Copy only what lies from the line containing "Give me the Bokeh source for this chart." through the line containing "-505000, -575000, -645000]" in the entries below, keeping both end lines exact and dropping every picture.

## start Data supplied

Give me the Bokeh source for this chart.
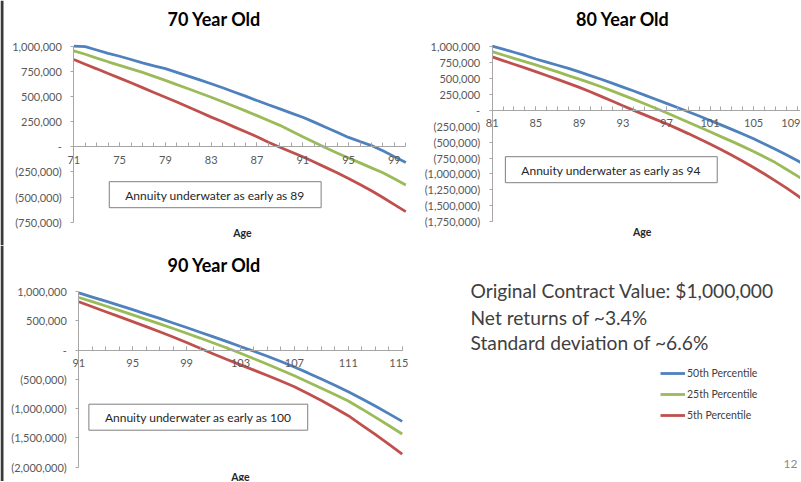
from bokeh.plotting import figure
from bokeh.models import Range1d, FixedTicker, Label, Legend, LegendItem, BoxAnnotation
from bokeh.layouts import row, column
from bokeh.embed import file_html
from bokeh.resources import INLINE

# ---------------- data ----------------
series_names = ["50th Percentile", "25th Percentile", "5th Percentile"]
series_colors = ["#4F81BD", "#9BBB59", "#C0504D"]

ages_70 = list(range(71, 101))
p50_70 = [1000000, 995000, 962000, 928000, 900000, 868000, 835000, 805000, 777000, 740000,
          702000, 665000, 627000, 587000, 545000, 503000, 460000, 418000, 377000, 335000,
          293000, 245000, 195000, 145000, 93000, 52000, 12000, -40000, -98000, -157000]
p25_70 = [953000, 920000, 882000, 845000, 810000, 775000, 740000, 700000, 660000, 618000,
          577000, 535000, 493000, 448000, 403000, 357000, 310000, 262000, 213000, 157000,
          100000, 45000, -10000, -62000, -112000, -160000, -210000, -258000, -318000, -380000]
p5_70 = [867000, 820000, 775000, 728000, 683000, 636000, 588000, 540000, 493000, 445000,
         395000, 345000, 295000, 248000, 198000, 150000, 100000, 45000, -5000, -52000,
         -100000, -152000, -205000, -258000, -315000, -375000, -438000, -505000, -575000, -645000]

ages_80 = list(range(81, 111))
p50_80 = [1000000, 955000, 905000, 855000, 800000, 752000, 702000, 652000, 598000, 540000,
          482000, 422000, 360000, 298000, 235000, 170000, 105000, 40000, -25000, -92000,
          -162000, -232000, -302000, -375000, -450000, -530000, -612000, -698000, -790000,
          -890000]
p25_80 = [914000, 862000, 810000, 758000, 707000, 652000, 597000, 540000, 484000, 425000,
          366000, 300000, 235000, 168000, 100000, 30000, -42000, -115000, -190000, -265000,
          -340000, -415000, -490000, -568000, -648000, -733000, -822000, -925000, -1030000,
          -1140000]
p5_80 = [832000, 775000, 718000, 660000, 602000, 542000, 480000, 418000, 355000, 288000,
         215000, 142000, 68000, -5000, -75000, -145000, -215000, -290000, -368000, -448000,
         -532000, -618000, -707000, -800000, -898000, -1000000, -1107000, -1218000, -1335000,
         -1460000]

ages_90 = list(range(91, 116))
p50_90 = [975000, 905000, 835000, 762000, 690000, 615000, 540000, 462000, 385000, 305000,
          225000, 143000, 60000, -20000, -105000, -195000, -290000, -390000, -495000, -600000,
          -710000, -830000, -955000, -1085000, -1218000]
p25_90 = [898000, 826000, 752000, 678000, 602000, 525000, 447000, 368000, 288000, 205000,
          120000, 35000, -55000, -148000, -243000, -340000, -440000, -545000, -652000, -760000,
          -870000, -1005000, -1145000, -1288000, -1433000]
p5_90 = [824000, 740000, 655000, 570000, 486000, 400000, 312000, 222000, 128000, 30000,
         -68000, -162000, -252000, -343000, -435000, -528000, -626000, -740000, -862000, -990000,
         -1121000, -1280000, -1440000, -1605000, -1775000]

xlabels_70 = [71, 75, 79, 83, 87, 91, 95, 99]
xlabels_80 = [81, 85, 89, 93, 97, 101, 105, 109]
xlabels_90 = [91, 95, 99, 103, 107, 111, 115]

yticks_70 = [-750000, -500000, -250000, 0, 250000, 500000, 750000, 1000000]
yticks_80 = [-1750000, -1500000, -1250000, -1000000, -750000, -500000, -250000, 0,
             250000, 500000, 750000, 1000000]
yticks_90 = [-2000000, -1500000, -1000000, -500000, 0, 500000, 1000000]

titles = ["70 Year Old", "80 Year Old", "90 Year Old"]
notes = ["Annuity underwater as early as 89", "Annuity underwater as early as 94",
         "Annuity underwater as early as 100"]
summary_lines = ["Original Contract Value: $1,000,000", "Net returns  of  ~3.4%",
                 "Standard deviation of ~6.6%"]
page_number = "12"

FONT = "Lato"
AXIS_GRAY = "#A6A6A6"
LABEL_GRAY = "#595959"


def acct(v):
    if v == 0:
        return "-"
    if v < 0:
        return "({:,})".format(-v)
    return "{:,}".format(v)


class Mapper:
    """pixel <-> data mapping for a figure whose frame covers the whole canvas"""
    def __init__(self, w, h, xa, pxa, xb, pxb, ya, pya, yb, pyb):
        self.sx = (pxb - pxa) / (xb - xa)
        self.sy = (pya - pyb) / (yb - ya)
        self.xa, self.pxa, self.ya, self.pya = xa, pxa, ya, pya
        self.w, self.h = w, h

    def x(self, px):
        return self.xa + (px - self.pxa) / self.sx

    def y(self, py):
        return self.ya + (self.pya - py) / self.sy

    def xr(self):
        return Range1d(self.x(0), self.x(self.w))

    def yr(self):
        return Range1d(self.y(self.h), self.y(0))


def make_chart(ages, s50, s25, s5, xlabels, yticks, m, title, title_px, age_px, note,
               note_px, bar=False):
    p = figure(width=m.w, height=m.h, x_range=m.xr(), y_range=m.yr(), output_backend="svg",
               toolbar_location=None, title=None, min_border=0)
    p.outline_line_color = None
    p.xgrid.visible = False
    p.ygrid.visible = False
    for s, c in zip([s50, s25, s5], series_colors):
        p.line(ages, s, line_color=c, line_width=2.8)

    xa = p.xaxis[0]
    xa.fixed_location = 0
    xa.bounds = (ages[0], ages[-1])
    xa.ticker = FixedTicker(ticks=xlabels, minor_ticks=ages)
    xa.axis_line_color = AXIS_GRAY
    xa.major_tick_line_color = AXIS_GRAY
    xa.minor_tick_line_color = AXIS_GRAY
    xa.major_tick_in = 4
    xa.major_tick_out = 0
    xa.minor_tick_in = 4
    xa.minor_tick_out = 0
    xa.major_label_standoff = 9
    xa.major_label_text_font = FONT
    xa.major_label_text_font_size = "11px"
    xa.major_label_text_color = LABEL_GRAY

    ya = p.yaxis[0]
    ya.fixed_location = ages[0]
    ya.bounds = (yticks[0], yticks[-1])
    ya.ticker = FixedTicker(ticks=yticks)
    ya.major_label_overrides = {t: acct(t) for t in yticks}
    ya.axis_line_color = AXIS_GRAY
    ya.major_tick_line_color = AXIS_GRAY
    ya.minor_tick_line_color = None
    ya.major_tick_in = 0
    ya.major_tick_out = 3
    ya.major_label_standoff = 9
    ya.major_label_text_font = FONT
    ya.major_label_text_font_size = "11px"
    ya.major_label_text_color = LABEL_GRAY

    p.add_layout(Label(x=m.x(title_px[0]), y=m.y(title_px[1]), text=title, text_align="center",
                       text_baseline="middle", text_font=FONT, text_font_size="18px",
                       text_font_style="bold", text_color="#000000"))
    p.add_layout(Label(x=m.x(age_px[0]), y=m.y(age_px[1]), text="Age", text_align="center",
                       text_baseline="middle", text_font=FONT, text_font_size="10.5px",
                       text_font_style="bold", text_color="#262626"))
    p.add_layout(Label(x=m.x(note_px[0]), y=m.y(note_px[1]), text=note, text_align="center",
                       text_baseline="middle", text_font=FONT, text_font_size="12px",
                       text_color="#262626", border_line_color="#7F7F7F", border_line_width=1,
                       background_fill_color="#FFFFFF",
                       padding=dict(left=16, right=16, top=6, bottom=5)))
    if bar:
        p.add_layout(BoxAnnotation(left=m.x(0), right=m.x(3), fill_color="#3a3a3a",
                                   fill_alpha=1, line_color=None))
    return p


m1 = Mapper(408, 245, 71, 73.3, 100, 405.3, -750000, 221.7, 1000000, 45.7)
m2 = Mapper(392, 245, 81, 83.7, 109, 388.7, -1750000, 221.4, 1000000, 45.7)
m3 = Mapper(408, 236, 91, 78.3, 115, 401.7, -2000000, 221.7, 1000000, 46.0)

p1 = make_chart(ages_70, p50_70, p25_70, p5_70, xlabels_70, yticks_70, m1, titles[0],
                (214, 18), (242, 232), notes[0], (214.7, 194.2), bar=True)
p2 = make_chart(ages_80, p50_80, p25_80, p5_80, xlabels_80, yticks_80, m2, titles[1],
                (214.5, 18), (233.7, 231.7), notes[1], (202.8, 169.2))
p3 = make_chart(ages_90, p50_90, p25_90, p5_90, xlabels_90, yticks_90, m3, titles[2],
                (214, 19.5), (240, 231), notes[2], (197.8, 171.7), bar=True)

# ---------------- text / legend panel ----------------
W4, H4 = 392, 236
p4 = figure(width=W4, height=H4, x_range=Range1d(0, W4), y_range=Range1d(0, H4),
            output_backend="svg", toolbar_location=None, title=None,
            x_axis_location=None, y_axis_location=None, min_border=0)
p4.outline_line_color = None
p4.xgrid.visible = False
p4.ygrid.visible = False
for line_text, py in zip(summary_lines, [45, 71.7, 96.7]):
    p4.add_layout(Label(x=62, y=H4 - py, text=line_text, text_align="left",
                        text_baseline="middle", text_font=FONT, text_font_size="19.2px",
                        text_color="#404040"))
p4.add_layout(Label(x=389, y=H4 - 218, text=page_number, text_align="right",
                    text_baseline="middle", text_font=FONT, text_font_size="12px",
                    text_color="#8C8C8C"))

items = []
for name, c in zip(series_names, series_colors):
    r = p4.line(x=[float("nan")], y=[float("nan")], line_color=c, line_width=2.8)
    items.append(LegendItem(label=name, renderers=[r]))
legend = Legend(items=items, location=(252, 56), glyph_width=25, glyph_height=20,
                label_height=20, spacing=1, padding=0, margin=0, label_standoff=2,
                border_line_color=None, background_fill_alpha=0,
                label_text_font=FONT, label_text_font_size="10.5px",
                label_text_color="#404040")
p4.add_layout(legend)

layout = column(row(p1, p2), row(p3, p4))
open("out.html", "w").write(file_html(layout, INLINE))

## end Data supplied
## start Data supplied

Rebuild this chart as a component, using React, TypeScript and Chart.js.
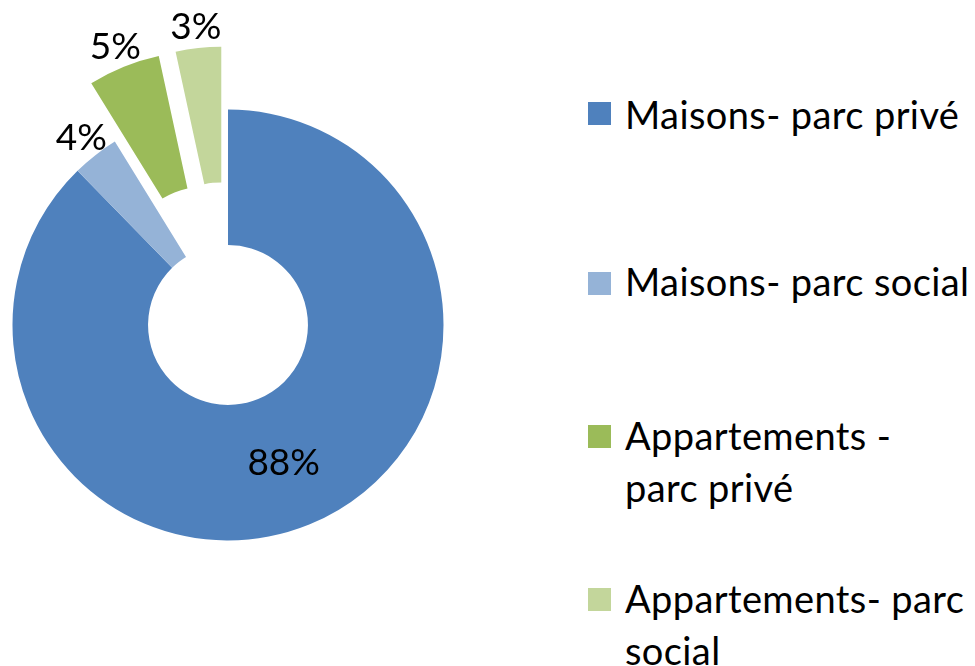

## end Data supplied
## start Data supplied

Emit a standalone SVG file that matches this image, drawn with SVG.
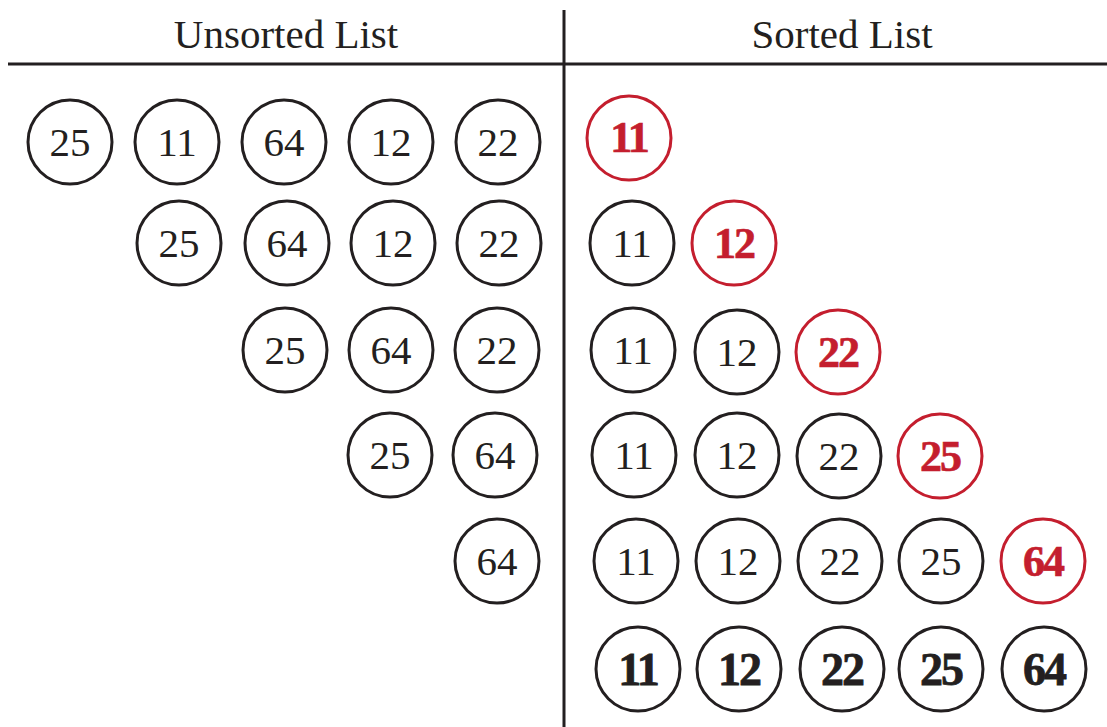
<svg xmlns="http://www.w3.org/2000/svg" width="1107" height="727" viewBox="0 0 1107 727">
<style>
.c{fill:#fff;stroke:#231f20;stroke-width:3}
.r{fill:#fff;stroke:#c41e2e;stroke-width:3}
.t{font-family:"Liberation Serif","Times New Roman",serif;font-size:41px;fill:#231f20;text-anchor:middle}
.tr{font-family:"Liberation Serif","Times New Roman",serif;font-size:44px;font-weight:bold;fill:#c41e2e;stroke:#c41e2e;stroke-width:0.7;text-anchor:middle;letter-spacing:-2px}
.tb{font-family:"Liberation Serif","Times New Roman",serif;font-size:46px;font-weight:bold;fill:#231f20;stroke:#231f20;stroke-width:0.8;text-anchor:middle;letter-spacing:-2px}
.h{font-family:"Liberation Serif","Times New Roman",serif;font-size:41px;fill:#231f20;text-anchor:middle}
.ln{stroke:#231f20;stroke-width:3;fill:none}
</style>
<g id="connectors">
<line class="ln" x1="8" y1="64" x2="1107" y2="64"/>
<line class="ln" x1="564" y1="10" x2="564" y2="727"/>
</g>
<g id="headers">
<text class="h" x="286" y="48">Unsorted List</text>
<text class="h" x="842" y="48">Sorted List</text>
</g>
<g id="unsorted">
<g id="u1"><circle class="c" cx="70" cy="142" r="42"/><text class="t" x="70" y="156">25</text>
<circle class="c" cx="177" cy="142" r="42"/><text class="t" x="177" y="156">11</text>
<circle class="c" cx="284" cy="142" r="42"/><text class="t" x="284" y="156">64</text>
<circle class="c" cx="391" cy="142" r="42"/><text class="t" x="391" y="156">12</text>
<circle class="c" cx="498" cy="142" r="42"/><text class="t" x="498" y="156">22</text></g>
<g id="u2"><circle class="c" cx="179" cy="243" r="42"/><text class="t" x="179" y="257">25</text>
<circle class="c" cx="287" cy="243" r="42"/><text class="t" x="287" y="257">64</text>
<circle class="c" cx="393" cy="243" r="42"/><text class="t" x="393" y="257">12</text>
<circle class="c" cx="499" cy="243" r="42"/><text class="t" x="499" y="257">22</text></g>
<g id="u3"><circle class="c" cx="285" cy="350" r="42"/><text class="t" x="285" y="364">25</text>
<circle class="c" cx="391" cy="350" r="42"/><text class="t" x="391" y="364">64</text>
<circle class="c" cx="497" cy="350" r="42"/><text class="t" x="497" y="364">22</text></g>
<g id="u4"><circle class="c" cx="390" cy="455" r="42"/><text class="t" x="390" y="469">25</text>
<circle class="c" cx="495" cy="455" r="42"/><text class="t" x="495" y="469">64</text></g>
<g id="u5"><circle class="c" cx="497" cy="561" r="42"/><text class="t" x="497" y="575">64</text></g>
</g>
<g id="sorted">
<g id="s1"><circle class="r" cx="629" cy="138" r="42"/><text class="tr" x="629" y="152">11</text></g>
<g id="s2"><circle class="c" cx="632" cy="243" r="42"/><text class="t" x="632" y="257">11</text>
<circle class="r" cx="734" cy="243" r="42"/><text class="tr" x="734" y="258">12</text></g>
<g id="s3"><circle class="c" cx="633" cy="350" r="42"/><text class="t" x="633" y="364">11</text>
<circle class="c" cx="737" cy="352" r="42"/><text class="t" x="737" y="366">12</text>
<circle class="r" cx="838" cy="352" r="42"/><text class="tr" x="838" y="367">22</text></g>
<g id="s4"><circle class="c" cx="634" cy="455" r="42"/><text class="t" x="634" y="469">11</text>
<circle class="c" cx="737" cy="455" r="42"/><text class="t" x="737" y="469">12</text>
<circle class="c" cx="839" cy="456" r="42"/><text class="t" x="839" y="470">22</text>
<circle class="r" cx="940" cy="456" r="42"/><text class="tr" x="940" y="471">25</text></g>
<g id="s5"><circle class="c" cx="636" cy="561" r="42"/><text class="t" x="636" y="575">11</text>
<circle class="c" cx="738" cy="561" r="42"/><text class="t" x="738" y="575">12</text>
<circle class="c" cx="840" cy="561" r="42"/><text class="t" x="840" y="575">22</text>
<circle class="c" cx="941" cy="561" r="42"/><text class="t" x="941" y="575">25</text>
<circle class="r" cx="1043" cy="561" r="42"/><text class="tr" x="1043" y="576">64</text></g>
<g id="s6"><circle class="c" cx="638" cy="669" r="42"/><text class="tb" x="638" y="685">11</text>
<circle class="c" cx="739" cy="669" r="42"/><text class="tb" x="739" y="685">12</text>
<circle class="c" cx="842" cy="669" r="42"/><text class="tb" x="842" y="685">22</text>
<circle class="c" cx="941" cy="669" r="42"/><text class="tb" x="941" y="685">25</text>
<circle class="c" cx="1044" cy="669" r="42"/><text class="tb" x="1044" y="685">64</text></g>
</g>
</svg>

## end Data supplied

Answer for the task:
Give me the Bokeh source for this chart.
from bokeh.plotting import figure
from bokeh.models import Range1d, FixedTicker, Label, Legend, LegendItem, BoxAnnotation
from bokeh.layouts import row, column
from bokeh.embed import file_html
from bokeh.resources import INLINE

# ---------------- data ----------------
series_names = ["50th Percentile", "25th Percentile", "5th Percentile"]
series_colors = ["#4F81BD", "#9BBB59", "#C0504D"]

ages_70 = list(range(71, 101))
p50_70 = [1000000, 995000, 962000, 928000, 900000, 868000, 835000, 805000, 777000, 740000,
          702000, 665000, 627000, 587000, 545000, 503000, 460000, 418000, 377000, 335000,
          293000, 245000, 195000, 145000, 93000, 52000, 12000, -40000, -98000, -157000]
p25_70 = [953000, 920000, 882000, 845000, 810000, 775000, 740000, 700000, 660000, 618000,
          577000, 535000, 493000, 448000, 403000, 357000, 310000, 262000, 213000, 157000,
          100000, 45000, -10000, -62000, -112000, -160000, -210000, -258000, -318000, -380000]
p5_70 = [867000, 820000, 775000, 728000, 683000, 636000, 588000, 540000, 493000, 445000,
         395000, 345000, 295000, 248000, 198000, 150000, 100000, 45000, -5000, -52000,
         -100000, -152000, -205000, -258000, -315000, -375000, -438000, -505000, -575000, -645000]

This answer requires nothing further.